What’s in a name?
Henry Louis Gates Jr. (1989)
The question of color takes up much space in these pages, but the question of color, especially in this country, operates to hide the graver questions of the self.
- James Baldwin, 1961
… blood, darky, Tar baby, Kaffir, shine… moor, blackamoor, Jim Crow, spook… quadroon, meriney, red bone, high yellow… Mammy, porch monkey, home, homeboy, George… spearchucker, Leroy, Smokey…mouli, buck, Ethiopian, brother, sistah…
- Trey Ellis, 1989
I had forgotten the incident completely, until I read Trey Elli’s essay, “Remember My Name,” in a recent issue of the Village Voice (June 13, 1989). But there, in the middle of an extended italicized list of the bynames of “the race” (“the race” or “our people” being the terms my parents used in polite or reverential discourse, “jigaboo” or “nigger” more commonly used in anger, jest, or pure disgust), it was: “George”. Now the events of that very brief exchange return to my mind so vividly that I wonder why I had forgotten it.
My father and I were walking home at dusk from his second job. He “moonlighted” as a janitor in the evenings for the telephone company. Every day, but Saturday, he would come home at 3:30 from his regular job at the paper Mill, wash up, eat supper, then at 4:30 head downtown to his second job. He used to make jokes frequently about a union official who moonlighted. I never got the joke, but he and his friends thought it was hilarious. All I knew was that my family always ate well, that my brother and I had new clothes to wear, and that all of the white people in Piedmont, West Virginia, treated my parents with an odd mixture of resentment and respect that even we understood at the time had something directly to do with a small but certain measure of financial security.
He had left a little early that evening because I was with him and I had to be in bed early. I could not have been more than five or six, and we had stopped off at the Cut-Rate Drug Store (where no black person in town but my father could sit down to eat, and eat off real plates with real silverware) so that I could buy some caramel ice cream, two scoops in a wafer cone, please, which I was busy licking when Mr. Wilson walked by.

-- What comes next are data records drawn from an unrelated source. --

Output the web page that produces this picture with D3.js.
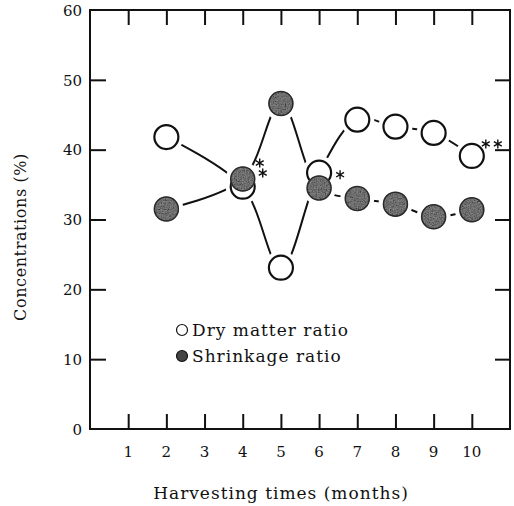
<!DOCTYPE html>
<html>
  <head>
    <meta charset="utf-8" />
    <title>Concentrations by harvesting time</title>
    <script src="https://cdnjs.cloudflare.com/ajax/libs/d3/7.8.5/d3.min.js"></script>
    <style>
      body { margin: 0; background: #fff; }
      text { font-family: "DejaVu Serif", "Liberation Serif", serif; fill: #111; }
    </style>
  </head>
  <body>
    <div id="chart"></div>
    <script>
      // data
      const months = [2, 4, 5, 6, 7, 8, 9, 10];
      const dryMatter = [41.8, 34.7, 23.1, 36.7, 44.3, 43.3, 42.4, 39.1];
      const shrinkage = [31.5, 35.8, 46.6, 34.5, 33.0, 32.2, 30.4, 31.4];
      // significance stars per point
      const dryStars = [0, 0, 0, 1, 0, 0, 0, 2];
      const shrinkStars = [0, 2, 0, 0, 0, 0, 0, 0];
      const xTicks = [1, 2, 3, 4, 5, 6, 7, 8, 9, 10];
      const yTicks = [0, 10, 20, 30, 40, 50, 60];

      const width = 514, height = 506;
      const r = 12;

      const svg = d3.select("#chart").append("svg")
        .attr("width", width)
        .attr("height", height);

      const x = d3.scaleLinear().domain([0, 11]).range([90, 510]);
      const y = d3.scaleLinear().domain([0, 60]).range([429, 10]);

      const dry = months.map((m, i) => ({ m, v: dryMatter[i], stars: dryStars[i] }));
      const shr = months.map((m, i) => ({ m, v: shrinkage[i], stars: shrinkStars[i] }));

      const defs = svg.append("defs");

      // speckled grey for the filled markers
      const f = defs.append("filter").attr("id", "speckle")
        .attr("x", "-20%").attr("y", "-20%").attr("width", "140%").attr("height", "140%");
      f.append("feTurbulence").attr("type", "fractalNoise")
        .attr("baseFrequency", 0.75).attr("numOctaves", 2).attr("seed", 3).attr("result", "t");
      f.append("feColorMatrix").attr("in", "t").attr("type", "matrix")
        .attr("values", "1 1 0 0 -0.35  1 1 0 0 -0.35  1 1 0 0 -0.35  0 0 0 0 1")
        .attr("result", "g");
      f.append("feBlend").attr("in", "SourceGraphic").attr("in2", "g")
        .attr("mode", "multiply").attr("result", "b");
      f.append("feComposite").attr("in", "b").attr("in2", "SourceGraphic")
        .attr("operator", "in");

      // mask: lines stop short of every circle
      const mask = defs.append("mask").attr("id", "gap");
      mask.append("rect").attr("width", width).attr("height", height).attr("fill", "#fff");
      mask.selectAll("circle")
        .data(dry.concat(shr))
        .join("circle")
        .attr("cx", d => x(d.m))
        .attr("cy", d => y(d.v))
        .attr("r", r + 5)
        .attr("fill", "#000");

      const line = d3.line()
        .x(d => x(d.m))
        .y(d => y(d.v))
        .curve(d3.curveCatmullRom.alpha(0.5));

      svg.append("g").attr("mask", "url(#gap)")
        .selectAll("path")
        .data([dry, shr])
        .join("path")
        .attr("d", line)
        .attr("fill", "none")
        .attr("stroke", "#111")
        .attr("stroke-width", 2);

      // axes: box with inward ticks
      const axBottom = svg.append("g").attr("transform", `translate(0,${y(0)})`)
        .call(d3.axisTop(x).tickValues(xTicks).tickSize(15).tickFormat(""));
      const axTop = svg.append("g").attr("transform", `translate(0,${y(60)})`)
        .call(d3.axisBottom(x).tickValues(xTicks).tickSize(15).tickFormat(""));
      const axLeft = svg.append("g").attr("transform", `translate(${x(0)},0)`)
        .call(d3.axisRight(y).tickValues(yTicks.slice(1, -1)).tickSize(16).tickFormat(""));
      const axRight = svg.append("g").attr("transform", `translate(${x(11)},0)`)
        .call(d3.axisLeft(y).tickValues(yTicks.slice(1, -1)).tickSize(15).tickFormat(""));
      [axBottom, axTop, axLeft, axRight].forEach(g => {
        g.select(".domain").remove();
        g.selectAll("line").attr("stroke", "#111").attr("stroke-width", 2);
      });
      svg.append("rect")
        .attr("x", x(0)).attr("y", y(60))
        .attr("width", x(11) - x(0)).attr("height", y(0) - y(60))
        .attr("fill", "none").attr("stroke", "#111").attr("stroke-width", 2);

      // tick labels
      svg.append("g").selectAll("text")
        .data(xTicks).join("text")
        .attr("x", d => x(d)).attr("y", 457)
        .attr("text-anchor", "middle")
        .attr("font-size", 15)
        .text(d => d);
      svg.append("g").selectAll("text")
        .data(yTicks).join("text")
        .attr("x", 82).attr("y", d => y(d)).attr("dy", "0.38em")
        .attr("text-anchor", "end")
        .attr("font-size", 15)
        .text(d => d);

      // axis titles
      svg.append("text")
        .attr("x", 281).attr("y", 499)
        .attr("text-anchor", "middle")
        .attr("font-size", 17)
        .attr("letter-spacing", 1)
        .text("Harvesting times (months)");
      svg.append("text")
        .attr("transform", "translate(26,237) rotate(-90)")
        .attr("text-anchor", "middle")
        .attr("font-size", 16)
        .attr("letter-spacing", 0.6)
        .text("Concentrations (%)");

      // points (drawn month by month so the overlaps match the figure)
      const pts = svg.append("g");
      const drawDry = d => pts.append("circle")
        .attr("cx", x(d.m)).attr("cy", y(d.v)).attr("r", r)
        .attr("fill", "#fff").attr("stroke", "#111").attr("stroke-width", 2.2);
      const drawShr = d => {
        pts.append("circle")
          .attr("cx", x(d.m)).attr("cy", y(d.v)).attr("r", r + 0.5)
          .attr("fill", "#858585").attr("filter", "url(#speckle)");
        pts.append("circle")
          .attr("cx", x(d.m)).attr("cy", y(d.v)).attr("r", r)
          .attr("fill", "none").attr("stroke", "#2a2a2a").attr("stroke-width", 1.5);
      };
      months.forEach((m, i) => {
        drawDry(dry[i]);
        drawShr(shr[i]);
      });

      // significance stars
      const star = d3.symbol(d3.symbolAsterisk, 58);
      const starPos = [];
      dry.forEach(d => {
        if (d.stars === 1) starPos.push([x(d.m) + r + 9, y(d.v) + 2]);
        if (d.stars === 2) {
          starPos.push([x(d.m) + r + 2, y(d.v) - 12]);
          starPos.push([x(d.m) + r + 14, y(d.v) - 12]);
        }
      });
      shr.forEach(d => {
        if (d.stars === 2) {
          starPos.push([x(d.m) + r + 5, y(d.v) - 16]);
          starPos.push([x(d.m) + r + 8, y(d.v) - 6]);
        }
      });
      svg.append("g").selectAll("path")
        .data(starPos).join("path")
        .attr("transform", d => `translate(${d[0]},${d[1]})`)
        .attr("d", star)
        .attr("fill", "none")
        .attr("stroke", "#111")
        .attr("stroke-width", 1.4);

      // legend
      const legend = svg.append("g");
      const items = [
        { label: "Dry matter ratio", fill: "#fff" },
        { label: "Shrinkage ratio", fill: "#444" }
      ];
      items.forEach((it, i) => {
        const ly = 330 + i * 26;
        legend.append("circle")
          .attr("cx", 182).attr("cy", ly).attr("r", 5.5)
          .attr("fill", it.fill).attr("stroke", "#111").attr("stroke-width", 1.2);
        legend.append("text")
          .attr("x", 192).attr("y", ly).attr("dy", "0.36em")
          .attr("font-size", 17)
          .attr("letter-spacing", 1)
          .text(it.label);
      });
    </script>
  </body>
</html>
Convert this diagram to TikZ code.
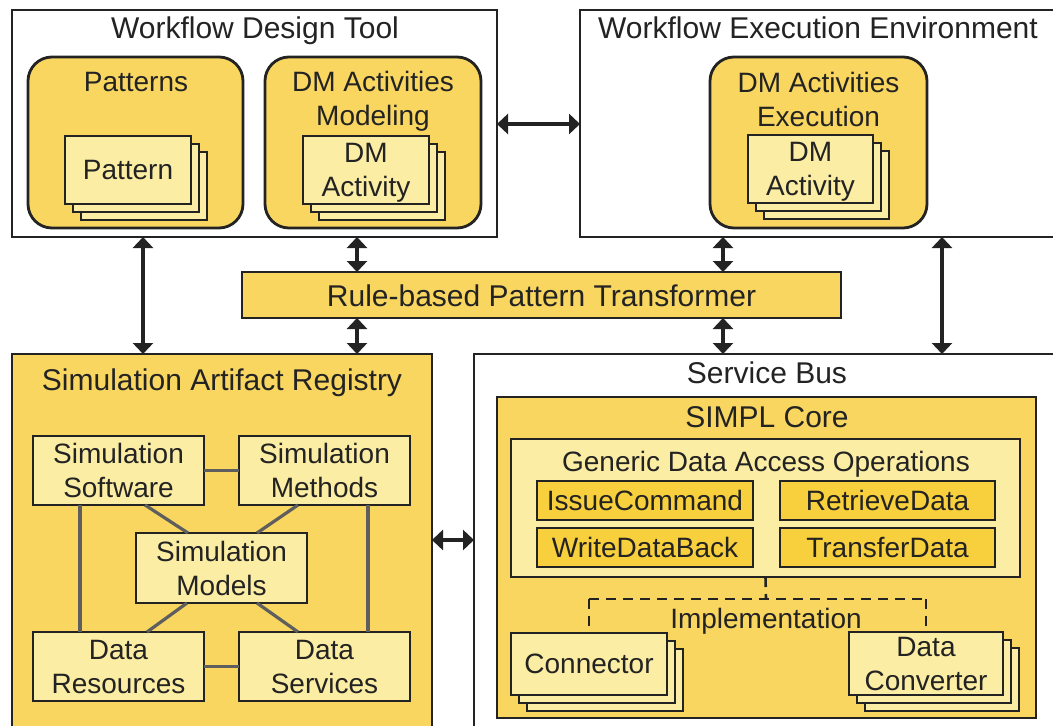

Mr. Wilson was a very quiet man, whose stony, brooding, silent manner seemed designed to scare off any overtures of friendship, even from white people. He was Irish as was one-third of our village (another third being Italian), the more affluent among whom sent their children to “Catholic School” across the bridge in Maryland. He had white straight hair, like my Uncle Joe, whom he uncannily resembled, and he carried a black worn metal lunch pail, the kind that Riley carried on the television show. My father always spoke to him, and for reasons that we never did understand, he always spoke to my father.
“Hello, Mr. Wilson,” I heard my father say.
I stopped licking my ice cream cone, and asked my Dad in a loud voice why Mr. Wilson had called him “George.”
“Doesn’t he know your name, Daddy? Why don’t you tell him your name? Your name isn’t George.”
For a moment I tried to think of who Mr. Wilson was mixing Pop up with. But we didn’t have any Georges among the colored people in Piedmont; nor were there colored Georges living in the neighboring towns and working at the Mill.
“Tell him your name, Daddy.”
“He knows my name, boy,” my father said after a long pause. “He calls all colored people George.”
A long silence ensued. It was “one of those things”, as my Mom would put it. Even then, that early, I knew when I was in the presence of “one of those things”, one of those things that provided a glimpse, through a rent curtain, at another world that we could not affect but that affected us. There would be a painful moment of silence, and you would wait for it to give way to a discussion of a black superstar such as Sugar Ray or Jackie Robinson.
“Nobody hits better in a clutch than Jackie Robinson.”
“That’s right. Nobody.”
I never again looked Mr. Wilson in the eye.